In the past decade, Rani’s filmography is mostly laced by projects like Dil Bole Hadippa!, No One Killed Jessica, Aiyyaa and Mardaani, where the woman carries the most weight of the film on her shoulders -- a rare but gradually visible shift in Indian cinema.

Does she find it empowering?
“It’s scary,” she said, laughing, and then explained: “Because you have the whole film on your shoulders and it’s quite a heavyweight... But empowering, yes, as for me, it’s not important about the gender issues here that it’s a male protagonist or female protagonist. I think it’s about the story. It’s about how well can you carry forward the story, how well you are able to carry the story on your shoulders.
“That’s what is more important. Whether a male protagonist plays the role or I am playing my role as a female, it’s secondary.”

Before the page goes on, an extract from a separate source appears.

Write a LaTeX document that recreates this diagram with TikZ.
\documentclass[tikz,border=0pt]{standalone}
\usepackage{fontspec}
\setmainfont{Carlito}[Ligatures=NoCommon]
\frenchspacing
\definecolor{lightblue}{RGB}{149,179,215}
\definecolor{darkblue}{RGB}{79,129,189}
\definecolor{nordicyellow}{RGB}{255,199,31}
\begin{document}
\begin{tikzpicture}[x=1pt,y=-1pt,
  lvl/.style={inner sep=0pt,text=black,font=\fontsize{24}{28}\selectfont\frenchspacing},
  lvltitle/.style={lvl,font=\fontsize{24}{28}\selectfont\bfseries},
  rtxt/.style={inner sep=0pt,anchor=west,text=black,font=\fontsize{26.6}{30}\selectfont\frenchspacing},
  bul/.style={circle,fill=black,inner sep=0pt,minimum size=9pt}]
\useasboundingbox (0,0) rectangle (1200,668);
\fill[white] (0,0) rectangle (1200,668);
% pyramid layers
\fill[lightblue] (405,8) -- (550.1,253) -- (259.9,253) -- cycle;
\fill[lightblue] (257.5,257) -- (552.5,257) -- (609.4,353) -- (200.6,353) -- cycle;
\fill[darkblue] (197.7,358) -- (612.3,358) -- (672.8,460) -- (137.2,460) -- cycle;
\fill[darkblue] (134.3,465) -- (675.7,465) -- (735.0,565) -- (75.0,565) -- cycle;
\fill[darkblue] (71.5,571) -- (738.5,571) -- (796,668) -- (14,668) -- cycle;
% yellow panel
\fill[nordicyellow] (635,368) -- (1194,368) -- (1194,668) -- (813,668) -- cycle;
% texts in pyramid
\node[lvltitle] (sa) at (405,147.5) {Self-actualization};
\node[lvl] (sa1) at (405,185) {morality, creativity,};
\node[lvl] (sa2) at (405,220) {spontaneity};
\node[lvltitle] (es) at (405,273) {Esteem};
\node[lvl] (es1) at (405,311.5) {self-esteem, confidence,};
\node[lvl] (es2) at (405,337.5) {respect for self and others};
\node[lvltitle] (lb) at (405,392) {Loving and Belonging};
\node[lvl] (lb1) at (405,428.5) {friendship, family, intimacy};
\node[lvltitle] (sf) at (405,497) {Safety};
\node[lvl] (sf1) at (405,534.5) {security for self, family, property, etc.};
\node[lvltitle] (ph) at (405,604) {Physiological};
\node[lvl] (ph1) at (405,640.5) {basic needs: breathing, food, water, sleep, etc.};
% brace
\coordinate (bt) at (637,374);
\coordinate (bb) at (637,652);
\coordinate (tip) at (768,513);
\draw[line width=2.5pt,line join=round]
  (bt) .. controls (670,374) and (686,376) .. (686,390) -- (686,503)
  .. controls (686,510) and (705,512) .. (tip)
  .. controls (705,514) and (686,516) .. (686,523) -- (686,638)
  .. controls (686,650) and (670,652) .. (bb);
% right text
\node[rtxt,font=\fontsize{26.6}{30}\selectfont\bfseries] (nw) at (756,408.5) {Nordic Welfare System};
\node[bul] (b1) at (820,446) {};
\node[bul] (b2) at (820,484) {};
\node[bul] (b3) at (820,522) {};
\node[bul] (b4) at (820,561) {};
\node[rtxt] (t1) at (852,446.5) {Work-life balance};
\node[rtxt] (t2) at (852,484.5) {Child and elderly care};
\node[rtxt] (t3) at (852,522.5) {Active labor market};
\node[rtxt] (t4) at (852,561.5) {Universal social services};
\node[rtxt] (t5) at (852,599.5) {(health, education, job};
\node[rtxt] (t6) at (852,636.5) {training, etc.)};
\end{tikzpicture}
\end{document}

The fact that Hichki is actually based on the true story of a man named Brad Cohen -- an American motivational speaker and educator -- proves Rani’s point.
She hopes the movie resonates with the audience. “Please pray Hichki is a hit because only that will give me more incentive and empowerment to probably come back and do more films,” said the actress, who felt “great” about facing the camera after taking a break for marriage and motherhood.

Now she wants to face the camera more often. “I was so consumed with motherhood that I thought I might just say Hichki and that’s it. But I think I was born to be an actor and it is just something I love doing.”
Is there a sense of change in the kind of scripts she wants to pursue now?

“Not really, because I have always looked for special roles and special scripts that bring a change in my life emotionally. It will continue to be so because I have always connected to stories which have a deep and strong emotional connect and I think I will always be connected to those kind of scripts.”
Directed by Siddharth P Malhotra, Hichki will release on Friday.